As the NCAA Tournament begins this week, millions will spend the rest of the month glued to their seats in their favorite watering hole, watching the games on the big screen and lamenting the “bracket-busting” losses of teams they’ve never before cared about in their lives and, until the tournament began, most likely had never heard of before in their lives.
For at least one day, a team like the LIU Brooklyan Blackbirds will become relevant someplace other than Brooklyn (truthfully, I have to question how relevant they really are even there) as people shirk their work duties to pore over one of the dozen brackets they think will help them win that all-important office pool.
The NCAA Tournament commands big bucks and the eyes of millions across the country. Most people — even the most casual of college basketball fans — can’t help but get caught up in the hysteria.
Let’s face it — March Madness appeals to the masses.
Given my profession as a professional sports writer, most folks seem to think my life revolves around sports and I spend all of my free time flipping from game to game on the tube, picking up valuable insight that will somehow give me some sort of advantage when it comes to filling out a bracket.
Here’s a dirty little secret: The only college basketball I’ve seen in the past six years is what has transpired in the waning minutes before my daughter and the Troy Pop Rocks jump rope team have taken to the court to perform on college campuses throughout the Midwest.
And I certainly don’t watch any college basketball on television.
Fear not, though, loyal college basketball fans. It’s not just your sport I’m ignoring. With the exception of college football (and high school football when it’s televised), I pretty much don’t watch any sports on television — and I certainly don’t spend any money to go and watch it in person.
Like I said, I am usually glued to the television for long stretches of time on Saturdays in the fall — when I’m not covering a high school event that day — but I honestly couldn’t tell you the last time I watched a sporting event in its entirety on television.
I couldn’t tell you who the starting running back was for the Cincinnati Bengals last fall. If you asked me to name three players for the Cincinnati Reds, I could probably give you Joey Votto and that’s about it. How are the Cleveland Cavaliers doing this year? Not a clue. Who won Wimbledon last year? I don’t know … probably a Williams sister.

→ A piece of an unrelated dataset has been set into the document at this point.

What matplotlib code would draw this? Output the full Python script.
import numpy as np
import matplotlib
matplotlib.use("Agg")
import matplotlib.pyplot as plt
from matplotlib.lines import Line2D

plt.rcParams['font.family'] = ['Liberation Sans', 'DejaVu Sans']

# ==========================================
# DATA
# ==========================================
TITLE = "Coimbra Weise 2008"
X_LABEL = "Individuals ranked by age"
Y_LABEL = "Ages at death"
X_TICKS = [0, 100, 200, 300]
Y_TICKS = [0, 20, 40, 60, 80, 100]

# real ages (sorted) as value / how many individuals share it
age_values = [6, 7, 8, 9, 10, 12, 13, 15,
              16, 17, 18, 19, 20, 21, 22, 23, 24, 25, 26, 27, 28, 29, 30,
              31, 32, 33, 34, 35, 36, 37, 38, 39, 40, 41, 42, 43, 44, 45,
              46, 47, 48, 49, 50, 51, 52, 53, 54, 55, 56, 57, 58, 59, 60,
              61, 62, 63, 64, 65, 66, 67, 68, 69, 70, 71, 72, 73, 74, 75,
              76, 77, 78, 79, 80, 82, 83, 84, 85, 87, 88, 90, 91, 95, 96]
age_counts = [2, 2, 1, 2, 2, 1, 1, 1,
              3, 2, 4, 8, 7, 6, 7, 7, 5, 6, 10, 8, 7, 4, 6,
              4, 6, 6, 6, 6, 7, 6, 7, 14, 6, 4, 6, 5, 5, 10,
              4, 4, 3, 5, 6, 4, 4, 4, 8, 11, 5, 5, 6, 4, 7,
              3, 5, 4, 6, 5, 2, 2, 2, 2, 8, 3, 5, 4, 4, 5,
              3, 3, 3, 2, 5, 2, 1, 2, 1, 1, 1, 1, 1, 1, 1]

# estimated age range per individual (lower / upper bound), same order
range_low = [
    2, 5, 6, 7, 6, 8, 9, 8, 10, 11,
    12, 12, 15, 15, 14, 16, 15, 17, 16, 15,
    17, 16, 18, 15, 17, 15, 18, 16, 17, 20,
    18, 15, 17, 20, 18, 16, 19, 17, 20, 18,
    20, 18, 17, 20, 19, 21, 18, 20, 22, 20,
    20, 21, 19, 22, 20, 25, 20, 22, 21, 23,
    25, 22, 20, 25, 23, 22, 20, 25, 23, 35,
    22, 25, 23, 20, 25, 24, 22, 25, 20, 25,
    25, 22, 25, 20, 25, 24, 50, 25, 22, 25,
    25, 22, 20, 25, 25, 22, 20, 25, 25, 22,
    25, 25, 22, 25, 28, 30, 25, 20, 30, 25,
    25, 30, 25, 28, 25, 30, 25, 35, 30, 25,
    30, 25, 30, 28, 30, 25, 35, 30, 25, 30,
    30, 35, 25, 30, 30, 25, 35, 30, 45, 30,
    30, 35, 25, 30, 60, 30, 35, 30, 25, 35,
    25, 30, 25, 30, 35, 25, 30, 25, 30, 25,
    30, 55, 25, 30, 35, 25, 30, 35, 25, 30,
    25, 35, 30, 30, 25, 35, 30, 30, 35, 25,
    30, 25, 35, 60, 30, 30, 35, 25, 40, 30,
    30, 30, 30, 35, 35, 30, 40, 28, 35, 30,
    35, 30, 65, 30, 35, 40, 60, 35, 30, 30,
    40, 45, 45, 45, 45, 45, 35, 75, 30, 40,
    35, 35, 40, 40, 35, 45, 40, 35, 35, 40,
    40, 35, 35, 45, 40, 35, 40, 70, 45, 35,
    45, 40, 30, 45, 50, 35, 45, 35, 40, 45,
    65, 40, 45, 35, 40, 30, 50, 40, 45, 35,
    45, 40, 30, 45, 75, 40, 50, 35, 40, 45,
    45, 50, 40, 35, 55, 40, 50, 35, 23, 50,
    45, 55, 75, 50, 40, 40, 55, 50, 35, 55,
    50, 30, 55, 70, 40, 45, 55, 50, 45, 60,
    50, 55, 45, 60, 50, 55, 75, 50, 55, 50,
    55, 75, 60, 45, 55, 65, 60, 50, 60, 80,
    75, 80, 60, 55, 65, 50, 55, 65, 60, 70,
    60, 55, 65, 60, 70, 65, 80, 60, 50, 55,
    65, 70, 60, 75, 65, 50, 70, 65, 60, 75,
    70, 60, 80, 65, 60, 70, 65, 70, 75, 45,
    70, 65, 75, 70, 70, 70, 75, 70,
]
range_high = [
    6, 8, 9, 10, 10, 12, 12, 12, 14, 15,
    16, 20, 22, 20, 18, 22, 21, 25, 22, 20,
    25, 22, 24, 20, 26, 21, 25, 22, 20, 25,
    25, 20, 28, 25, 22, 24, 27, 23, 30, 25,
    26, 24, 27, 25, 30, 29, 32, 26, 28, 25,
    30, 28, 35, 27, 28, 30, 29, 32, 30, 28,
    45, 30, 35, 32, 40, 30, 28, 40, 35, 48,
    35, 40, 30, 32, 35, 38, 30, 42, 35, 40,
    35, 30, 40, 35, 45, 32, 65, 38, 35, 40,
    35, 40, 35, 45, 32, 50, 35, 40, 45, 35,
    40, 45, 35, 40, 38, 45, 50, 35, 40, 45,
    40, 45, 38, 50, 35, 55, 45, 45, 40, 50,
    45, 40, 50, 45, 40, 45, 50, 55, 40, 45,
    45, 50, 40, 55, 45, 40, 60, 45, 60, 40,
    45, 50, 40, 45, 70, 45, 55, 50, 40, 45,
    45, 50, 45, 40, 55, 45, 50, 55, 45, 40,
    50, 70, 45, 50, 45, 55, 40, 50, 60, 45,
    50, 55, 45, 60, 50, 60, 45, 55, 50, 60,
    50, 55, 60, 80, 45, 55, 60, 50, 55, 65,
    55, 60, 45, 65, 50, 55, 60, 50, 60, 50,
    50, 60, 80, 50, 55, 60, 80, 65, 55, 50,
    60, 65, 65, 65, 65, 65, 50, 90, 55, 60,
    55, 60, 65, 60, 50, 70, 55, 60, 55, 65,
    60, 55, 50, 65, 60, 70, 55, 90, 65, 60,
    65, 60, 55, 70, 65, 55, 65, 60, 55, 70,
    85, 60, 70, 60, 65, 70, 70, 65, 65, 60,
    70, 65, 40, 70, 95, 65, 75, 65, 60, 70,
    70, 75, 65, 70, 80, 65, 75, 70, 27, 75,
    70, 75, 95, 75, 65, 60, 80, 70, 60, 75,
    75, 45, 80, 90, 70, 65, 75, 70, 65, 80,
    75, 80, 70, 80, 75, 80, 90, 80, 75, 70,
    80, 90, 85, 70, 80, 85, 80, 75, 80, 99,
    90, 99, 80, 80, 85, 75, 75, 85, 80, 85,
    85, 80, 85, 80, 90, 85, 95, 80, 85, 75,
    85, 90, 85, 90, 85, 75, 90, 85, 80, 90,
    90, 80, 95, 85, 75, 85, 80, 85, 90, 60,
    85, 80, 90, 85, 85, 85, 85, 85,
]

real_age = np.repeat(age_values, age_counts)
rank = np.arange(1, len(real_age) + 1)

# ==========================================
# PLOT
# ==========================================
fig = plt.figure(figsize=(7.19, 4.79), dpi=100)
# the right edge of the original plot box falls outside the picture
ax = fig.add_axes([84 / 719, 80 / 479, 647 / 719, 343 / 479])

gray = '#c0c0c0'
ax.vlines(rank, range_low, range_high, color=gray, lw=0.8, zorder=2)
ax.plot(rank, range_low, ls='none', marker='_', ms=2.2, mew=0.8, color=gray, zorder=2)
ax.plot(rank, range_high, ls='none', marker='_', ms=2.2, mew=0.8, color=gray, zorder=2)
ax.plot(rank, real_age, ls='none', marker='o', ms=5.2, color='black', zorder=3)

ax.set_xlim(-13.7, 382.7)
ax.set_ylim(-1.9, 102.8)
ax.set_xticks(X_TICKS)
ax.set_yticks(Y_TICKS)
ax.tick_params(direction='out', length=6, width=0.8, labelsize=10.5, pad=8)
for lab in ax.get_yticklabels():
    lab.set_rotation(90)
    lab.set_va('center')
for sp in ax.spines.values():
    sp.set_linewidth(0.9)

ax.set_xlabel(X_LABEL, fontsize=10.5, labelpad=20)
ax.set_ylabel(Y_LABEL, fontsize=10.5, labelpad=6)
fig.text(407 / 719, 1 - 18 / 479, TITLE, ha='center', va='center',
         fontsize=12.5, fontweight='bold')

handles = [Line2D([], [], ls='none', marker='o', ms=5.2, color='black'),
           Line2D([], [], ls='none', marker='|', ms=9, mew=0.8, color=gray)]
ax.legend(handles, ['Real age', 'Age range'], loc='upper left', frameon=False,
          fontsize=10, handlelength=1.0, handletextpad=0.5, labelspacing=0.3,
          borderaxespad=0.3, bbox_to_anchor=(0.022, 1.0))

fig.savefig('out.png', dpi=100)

Most people I meet — who invariably want to talk about sports if they know what I do for a living — assume that because my job is writing about sports, I must watch it all the time at home. The opposite actually holds true — because my job is writing about sports, I have little to no desire to watch sports at home.
Let’s get one thing straight: I love watching and writing about high school athletes. It truly is my dream job and I can’t imagine doing anything else with my life. For example, I spent back-to-back 12-hour days last week watching the state wrestling tournament, writing volumes of copy about the state wrestling tournament and even taking pictures at the state wrestling tournament. Despite the long days, it never seemed much like work, because I was doing something about which I was truly passionate.
When I got home after two days of that, however, the last thing on Earth I wanted to do was watch more sports.
And really, it’s as simply as that. I could tell you just about anything you wanted to know about the teams and athletes in Miami County, because that’s my job and it’s one I take very seriously. I only have so much room in my life for sports, however, and I want to make sure every minute I have to devote to sports is focused squarely on them.
I figure it’s probably like a chef who makes meals for hundreds of people all day long — then comes home and orders a pizza for dinner. I know when my mom was still teaching, she would frequently come home and say, “I’ve dealt with kids all day — so don’t start with me, David.”
So yeah, while other people are watching sports on television, I’m probably watching “King of the Hill” reruns on the Cartoon Network. When someone asks me a question about “the hot stove league,” I start thinking about the latest episode of “Chopped” I saw on the Food Network.
Once I leave the office — after I’ve given everything I have to Miami County’s athletes — I’m done with sports for the day. I just want to spend time with my wife and children, none of whom are sports fans.
But hey, you can go ahead and ask me for advice on filling out your NCAA bracket — and then I strongly suggest you do the opposite.